Two pit bulls in heat-Nadine (Karen Bach) and Manu (Raffaela Anderson) - hardened and street-wise, get weary being pushed about by the neighborhood roughnecks (underemployed North Africans, strung-out losers, hard-muscled punks). How to bring some entertainment into their humdrum lives? They go on a giddy shooting spree across France, killing some people for spite, others at random.
"I feel really great!" one gal says, after a gruesome offing. "So great I feel like doing it again!" When they aren't murdering, Nadine and Manu take screwing breaks with various big-meat pickups. Additional philosophy: "The more you fuck, the less you think, the better you sleep." Some of the guys they ball they let get away. Others are fucked and shot dead or run over. The killings are graphic, bloody and ugly. The sex stuff is the real thing: blow jobs and hand jobs... and more. Rolling Stone's Peter Travers: "Thelma and Louise with actual penetration."
I'm a fan of Baise Moi, a first-film directorial collaboration of Virginie Despentes and Coralie Trinh Thi, who met working on a safe-sex promo for French TV. But how can I defend a movie which title translates as Rape Me without coming off as a worthless scum?
A good start is to talk about Baise Moi's undeniable energy and rah-rah pacing and editing, and to praise the on-camera ease of the two ex-porn actress leads: Bach, a Dietrich-cold Nadine, and Anderson, alternately funny and madly sadistic, as the Jeanne Moreau-petite Manu. Also, the filmmakers are quite brilliant in capturing the ambience of a marginal, shitkickers France of seedy poolhalls and street brawls.
But endorsing the sex and violence?
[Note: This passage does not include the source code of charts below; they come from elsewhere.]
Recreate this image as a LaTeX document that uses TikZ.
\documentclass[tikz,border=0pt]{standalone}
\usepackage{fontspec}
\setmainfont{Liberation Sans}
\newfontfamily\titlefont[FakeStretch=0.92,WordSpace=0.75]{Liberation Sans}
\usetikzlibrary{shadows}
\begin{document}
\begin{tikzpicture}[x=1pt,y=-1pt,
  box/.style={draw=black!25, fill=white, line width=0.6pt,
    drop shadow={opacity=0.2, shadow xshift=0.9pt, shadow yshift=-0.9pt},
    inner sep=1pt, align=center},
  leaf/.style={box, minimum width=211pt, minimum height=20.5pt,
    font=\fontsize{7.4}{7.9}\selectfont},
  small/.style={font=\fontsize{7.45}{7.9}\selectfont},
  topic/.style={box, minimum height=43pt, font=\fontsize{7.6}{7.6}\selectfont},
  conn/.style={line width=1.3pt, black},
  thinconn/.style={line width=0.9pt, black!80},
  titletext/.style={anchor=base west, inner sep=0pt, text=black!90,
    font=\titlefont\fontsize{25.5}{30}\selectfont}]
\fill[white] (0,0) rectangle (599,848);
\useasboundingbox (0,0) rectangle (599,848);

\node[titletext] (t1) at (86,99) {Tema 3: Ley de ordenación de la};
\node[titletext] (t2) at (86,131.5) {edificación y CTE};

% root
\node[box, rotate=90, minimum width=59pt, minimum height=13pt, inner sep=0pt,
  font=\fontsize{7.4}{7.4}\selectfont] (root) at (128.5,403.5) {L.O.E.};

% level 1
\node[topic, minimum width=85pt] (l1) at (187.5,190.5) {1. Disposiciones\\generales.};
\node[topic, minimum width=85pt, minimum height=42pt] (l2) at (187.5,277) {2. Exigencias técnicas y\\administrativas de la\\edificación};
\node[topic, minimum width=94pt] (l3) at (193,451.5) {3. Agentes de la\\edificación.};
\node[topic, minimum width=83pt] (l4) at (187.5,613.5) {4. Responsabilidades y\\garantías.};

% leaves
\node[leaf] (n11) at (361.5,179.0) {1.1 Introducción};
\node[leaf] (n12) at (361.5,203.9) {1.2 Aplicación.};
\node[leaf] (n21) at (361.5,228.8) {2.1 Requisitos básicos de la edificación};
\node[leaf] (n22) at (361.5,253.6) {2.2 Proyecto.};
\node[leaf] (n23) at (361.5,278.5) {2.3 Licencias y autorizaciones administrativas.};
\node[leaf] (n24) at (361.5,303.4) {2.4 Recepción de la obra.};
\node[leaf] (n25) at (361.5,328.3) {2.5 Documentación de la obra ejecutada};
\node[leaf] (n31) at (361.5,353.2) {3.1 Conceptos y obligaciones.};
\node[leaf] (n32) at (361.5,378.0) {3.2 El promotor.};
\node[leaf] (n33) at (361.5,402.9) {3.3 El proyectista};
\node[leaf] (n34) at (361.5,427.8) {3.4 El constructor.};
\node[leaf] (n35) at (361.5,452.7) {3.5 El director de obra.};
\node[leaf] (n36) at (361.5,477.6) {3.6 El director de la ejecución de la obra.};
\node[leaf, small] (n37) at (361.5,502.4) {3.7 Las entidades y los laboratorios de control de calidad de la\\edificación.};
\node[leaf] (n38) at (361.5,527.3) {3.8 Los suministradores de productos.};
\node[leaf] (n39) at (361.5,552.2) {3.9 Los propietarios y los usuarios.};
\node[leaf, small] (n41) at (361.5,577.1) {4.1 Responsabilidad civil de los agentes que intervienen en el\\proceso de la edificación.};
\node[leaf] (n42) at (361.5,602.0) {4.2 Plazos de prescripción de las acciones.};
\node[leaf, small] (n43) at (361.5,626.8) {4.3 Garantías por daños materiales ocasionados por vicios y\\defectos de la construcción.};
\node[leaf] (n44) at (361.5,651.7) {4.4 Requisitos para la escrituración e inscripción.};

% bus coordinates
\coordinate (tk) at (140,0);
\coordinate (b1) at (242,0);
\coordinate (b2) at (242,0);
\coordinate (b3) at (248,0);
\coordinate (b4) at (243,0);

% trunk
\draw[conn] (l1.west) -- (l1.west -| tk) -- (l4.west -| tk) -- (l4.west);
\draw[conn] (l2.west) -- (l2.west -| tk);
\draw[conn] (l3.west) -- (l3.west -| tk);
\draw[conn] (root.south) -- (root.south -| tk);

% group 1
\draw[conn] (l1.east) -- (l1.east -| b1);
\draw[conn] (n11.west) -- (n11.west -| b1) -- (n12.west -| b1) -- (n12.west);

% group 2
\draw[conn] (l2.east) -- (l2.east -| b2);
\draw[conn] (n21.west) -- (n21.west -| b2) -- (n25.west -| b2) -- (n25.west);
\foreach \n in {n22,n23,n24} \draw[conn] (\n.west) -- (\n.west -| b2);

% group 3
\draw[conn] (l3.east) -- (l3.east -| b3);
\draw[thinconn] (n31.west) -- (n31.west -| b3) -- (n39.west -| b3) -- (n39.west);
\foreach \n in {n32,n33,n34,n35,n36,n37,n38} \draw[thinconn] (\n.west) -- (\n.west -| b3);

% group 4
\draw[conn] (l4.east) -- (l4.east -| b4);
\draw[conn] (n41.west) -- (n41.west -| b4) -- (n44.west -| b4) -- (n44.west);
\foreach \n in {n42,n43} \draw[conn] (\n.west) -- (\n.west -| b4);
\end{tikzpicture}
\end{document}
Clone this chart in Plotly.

It would be judicious to argue that the filmmakers have struggled to make the hardcore scenes beautiful, artistic, subtly erotic. Not true: what we get is the primal jabbing of the most animalistic porn movies. (The hardcore scenes in Intimacy, Baise-Moi's XXX rival, are not pretty in any way, but they are intensely emotional. Baise-Moi's balling is heartless, all below the belt.)
It would be lovely to rationalize that the violence in Baise-Moi is motivated by a desire to get back at piggy men, including the pack of slobs who have raped Manu. An over-the-top feminist revenge movie, the kind that Roger Corman used to make in the 1970s. Wrong! Nadine and Manu kill men and women, whomever is standing by when the two get in a homicidal mood.
So what's noteworthy to take out of Base-Moi? Its unbridled rage, its unfocussed mix of misogyny and misanthropy. Terrorism undiluted on screen. It was the great mad Frenchman, Antonin Artaud, who argued in Theatre and Its Double, that art must be like the plague, descending on an audience and gutting everything the polite crowd stands for. The bourgeois-friendly Amalie is France's official candidate for a Best Foreign Film nomination. Baise Moi anthrax unleashed! was banned in its native country.